Mais oui, bien sûr. On pourrait se croire rassurés et puis voilà que tombe une nouvelle. Un tribunal de Yaoundé a reporté, le 19 juillet, l'annonce de son verdict sur la "culpabilité" de deux hommes et d'un mineur accusés d'homosexualité, un délit au Cameroun passible de cinq ans de prison, dans un climat de peur au sein de la communauté homosexuelle après le meurtre d'un militant des droits des gays. Le tribunal devait annoncer si les accusés étaient déclarés ou non coupables. "Le délibéré a été prorogé au mardi 23 juillet", a déclaré à l'AFP un des avocats de la défense, Michel N’togué. "Cela veut sans doute dire que le tribunal n'était pas encore prêt", a-t-il ajouté. Les deux adultes poursuivis sont en détention préventive à la prison centrale de Yaoundé depuis août 2011. Le mineur, un temps détenu, a ensuite été remis en liberté. Leurs avocats ont demandé la relaxe de leurs clients. "Je vous prie d'ordonner la relaxe immédiate de nos clients pour qu'ils puissent retrouver la liberté et leur honneur", a plaidé Maître Alice N’kom, célèbre pour son engagement en faveur de la défense des homosexuels au Cameroun où les pratiques homosexuelles sont sévèrement réprimées par les tribunaux. Il y a chaque année des condamnations et elles sont de plus en plus nombreuses.

"Nous avons tous peur"

Ce nouveau procès se déroule dans un climat délétère, quelques jours après le meurtre d’Eric Lembembe, rappelle l’AFP. De nombreuses ONG dénoncent régulièrement les arrestations et emprisonnements de personnes LGBT au Cameroun, de même que les nombreuses pressions et menaces à l'égard des défenseurs de leurs droits. Résumant les sentiments qui animent la communauté gay, un militant, s'exprimant sous couvert d'anonymat pour des raisons de sécurité, témoigne auprès de l’AFP : "Nous avons tous peur pour nos vies parce que la menace est partout. Si des gens en arrivent à supprimer la vie à un individu (comme Eric), nous ne sommes pas à l'abri". De son côté, le porte-parole du gouvernement s’efforce, avec difficulté, d’être rassurant : "Une autopsie a d'ores et déjà été ordonnée et des réquisitions adressées aux opérateurs de téléphonie mobile en ce qui concerne les communications téléphoniques du défunt". Mais les onze associations ne voient pas les choses ainsi. "Ce crime intervient dans un cadre général d'homophobie marqué par le silence complice des autorités devant de nombreux incidents ciblant les individus et organisations défendant les droits des minorités sexuelles", estiment-elles dans leur communiqué. "Les autorités religieuses, l'Eglise catholique camerounaise en particulier, prennent position sur l'homosexualité de manière à inciter à la violence", accuse le texte.

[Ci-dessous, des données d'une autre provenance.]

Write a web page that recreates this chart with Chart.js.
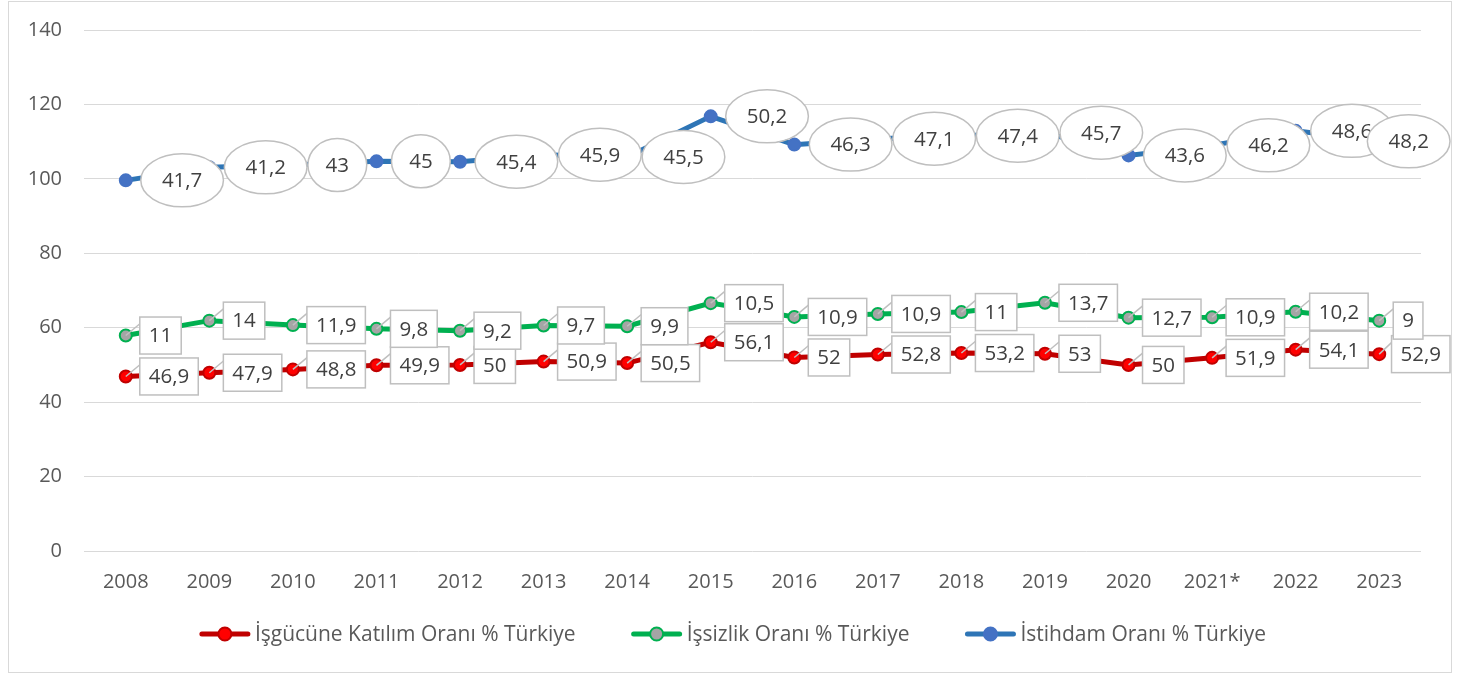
<!DOCTYPE html>
<html>
<head>
<meta charset="utf-8">
<script src="https://cdn.jsdelivr.net/npm/chart.js@4"></script>
<style>
  html, body { margin: 0; padding: 0; background: #fff; }
  canvas { display: block; }
</style>
</head>
<body>
<canvas id="chart" width="1465" height="675"></canvas>
<script>
// stacked line chart, Excel style labels

const years = ['2008', '2009', '2010', '2011', '2012', '2013', '2014', '2015', '2016', '2017', '2018', '2019', '2020', '2021*', '2022', '2023'];
const katilim = [46.9, 47.9, 48.8, 49.9, 50, 50.9, 50.5, 56.1, 52, 52.8, 53.2, 53, 50, 51.9, 54.1, 52.9];
const issizlik = [11, 14, 11.9, 9.8, 9.2, 9.7, 9.9, 10.5, 10.9, 10.9, 11, 13.7, 12.7, 10.9, 10.2, 9];
const istihdam = [41.7, 41.2, 43, 45, 45.4, 45.9, 45.5, 50.2, 46.3, 47.1, 47.4, 45.7, 43.6, 46.2, 48.6, 48.2];
const seriesNames = ['İşgücüne Katılım Oranı % Türkiye', 'İşsizlik Oranı % Türkiye', 'İstihdam Oranı % Türkiye'];

const FONT = '"Open Sans", "Liberation Sans", sans-serif';
const TXT = '#595959';
const GRID = '#D9D9D9';
const COL = {
  red:   { line: '#C00000', fill: '#FF0000', border: '#C00000' },
  green: { line: '#00B050', fill: '#A5A5A5', border: '#00B050' },
  blue:  { line: '#2E75B6', fill: '#4472C4', border: '#4472C4' },
};

function ds(label, data, c) {
  return {
    label, data,
    borderColor: c.line, backgroundColor: c.fill,
    borderWidth: 5, tension: 0, fill: false,
    pointRadius: 6, pointBorderWidth: 2, pointHoverRadius: 6,
    pointBackgroundColor: c.fill, pointBorderColor: c.border,
    _c: c,
  };
}

const fmtNum = v => String(v).replace('.', ',');

const frame = {
  id: 'frame',
  beforeDraw(chart) {
    const ctx = chart.ctx;
    ctx.save();
    ctx.fillStyle = '#fff';
    ctx.fillRect(0, 0, chart.width, chart.height);
    ctx.strokeStyle = GRID; ctx.lineWidth = 1;
    ctx.strokeRect(8.5, 1.5, 1443, 671);
    ctx.restore();
  },
};

// legend drawn by hand so the spacing matches
const legendBox = {
  id: 'legendBox',
  afterDraw(chart) {
    const ctx = chart.ctx;
    const y = 634, iconW = 52, gapText = 4, gapItem = 55;
    ctx.save();
    ctx.font = '21px ' + FONT;
    ctx.textBaseline = 'middle';
    ctx.textAlign = 'left';
    const sets = chart.data.datasets;
    const widths = sets.map(d => iconW + gapText + ctx.measureText(d.label).width);
    const total = widths.reduce((a, b) => a + b, 0) + gapItem * (sets.length - 1);
    let x = chart.width / 2 - total / 2;
    sets.forEach((d, i) => {
      const c = d._c;
      ctx.strokeStyle = c.line; ctx.lineWidth = 5; ctx.lineCap = 'round';
      ctx.beginPath(); ctx.moveTo(x + 3, y); ctx.lineTo(x + iconW - 3, y); ctx.stroke();
      ctx.fillStyle = c.fill; ctx.strokeStyle = c.border; ctx.lineWidth = 2;
      ctx.beginPath(); ctx.arc(x + iconW / 2, y, 6.5, 0, Math.PI * 2); ctx.fill(); ctx.stroke();
      ctx.fillStyle = TXT;
      ctx.fillText(d.label, x + iconW + gapText, y + 1);
      x += widths[i] + gapItem;
    });
    ctx.restore();
  },
};

const dataLabels = {
  id: 'dataLabels',
  afterDatasetsDraw(chart) {
    const ctx = chart.ctx;
    const maxRight = 1450;
    ctx.save();
    ctx.font = '20.5px ' + FONT;
    ctx.textBaseline = 'middle';
    ctx.textAlign = 'center';
    chart.data.datasets.forEach((set, di) => {
      const meta = chart.getDatasetMeta(di);
      meta.data.forEach((pt, i) => {
        const text = fmtNum(set.data[i]);
        const tw = ctx.measureText(text).width;
        const px = pt.x, py = pt.y;
        if (di < 2) {
          const w = tw + 18, h = 37;
          let left = px + 14;
          if (left + w > maxRight) left = maxRight - w;
          const top = py - h / 2;
          // callout tail
          ctx.strokeStyle = '#BFBFBF'; ctx.lineWidth = 1.5;
          ctx.beginPath(); ctx.moveTo(px, py); ctx.lineTo(left + 1, top + 6); ctx.stroke();
          ctx.fillStyle = '#fff';
          ctx.fillRect(left, top, w, h);
          ctx.strokeRect(left, top, w, h);
          ctx.fillStyle = '#404040';
          ctx.fillText(text, left + w / 2, py + 1);
        } else {
          const w = tw * 1.4 + 26, h = 53;
          let left = px + 15;
          if (left + w > maxRight) left = maxRight - w;
          ctx.beginPath();
          ctx.ellipse(left + w / 2, py, w / 2, h / 2, 0, 0, Math.PI * 2);
          ctx.fillStyle = '#fff'; ctx.fill();
          ctx.strokeStyle = '#BFBFBF'; ctx.lineWidth = 1.5; ctx.stroke();
          ctx.fillStyle = '#404040';
          ctx.fillText(text, left + w / 2, py + 1);
        }
      });
    });
    ctx.restore();
  },
};

new Chart(document.getElementById('chart'), {
  type: 'line',
  data: {
    labels: years,
    datasets: [
      ds(seriesNames[0], katilim, COL.red),
      ds(seriesNames[1], issizlik, COL.green),
      ds(seriesNames[2], istihdam, COL.blue),
    ],
  },
  options: {
    responsive: false,
    animation: false,
    events: [],
    layout: { padding: { left: 8, right: 8, top: 30, bottom: 64 } },
    plugins: {
      tooltip: { enabled: false },
      legend: { display: false },
    },
    scales: {
      x: {
        offset: true,
        grid: { display: false, drawTicks: false },
        border: { display: false },
        ticks: { color: TXT, font: { family: FONT, size: 20 }, padding: 19, maxRotation: 0, autoSkip: false },
        afterFit: s => { s.height = 60; s.paddingLeft = 0; s.paddingRight = 0; },
      },
      y: {
        stacked: true,
        min: 0, max: 140,
        grid: { color: GRID, lineWidth: 1, drawTicks: false },
        border: { display: false },
        ticks: { stepSize: 20, color: TXT, font: { family: FONT, size: 20 }, padding: 22 },
        afterFit: s => { s.width = 76; s.paddingTop = 0; s.paddingBottom = 0; },
      },
      yr: {
        position: 'right',
        grid: { display: false, drawTicks: false },
        border: { display: false },
        ticks: { display: false },
        afterFit: s => { s.width = 36; s.paddingTop = 0; s.paddingBottom = 0; },
      },
    },
  },
  plugins: [frame, dataLabels, legendBox],
});
</script>
</body>
</html>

Les associations ne sont pas dupes

"Sans trop de surprises, l’intervention [du porte-parole et ministre de la Communication, ndlr] était un moyen pour le gouvernement de faire belle figure, et de surtout répondre aux multiples appels internationaux qui demandent à ce que lumière soit faite. Sa stratégie a consisté à donner des impressions", explique Serge Douomong Yotta, directeur exécutif de l’association Affirmative Action. "L’impression que tout est mis en place pour que justice soit faite et que les coupables de cette monstruosité soient punis ; l’impression que les homosexuels au Cameroun vivent heureux et qu’il n’existe aucune conspiration étatique ou sociale envers eux, l’impression que les médias étrangers se liguent contre le gouvernement, bref l’impression qu’on en fait un peu trop pour si peu", indique-t-il. "Pourtant, la réalité tout le monde la connaît et ce n’est pas anodin que [le ministre] n’ait permis à aucun journaliste de poser des questions à la fin de la conférence de presse. Assurément, lui aurait-on rappelé qu’il semble peu informé pour un ministre de la communication quand on sait qu’il ne passe pas un seul jour sans que les médias camerounais abordent les questions de l’homosexualité", explique Serge Douomong Yotta. Et le militant d’enfoncer le clou : "En effet, la réalité est que l’enquête semble avoir été bâclée ; la réalité est que la communauté LGBT du Cameroun se sent ciblée, observée, tyrannisée et impuissante face à cette violence quotidienne qui a conduit à la mort horrifiante d’un de ses plus grand leaders et activistes ; la réalité est que la communauté internationale et les médias étrangers veulent faire la lumière sur cette ombre que le gouvernement s’obstine à couver et qui a commencé à éclore."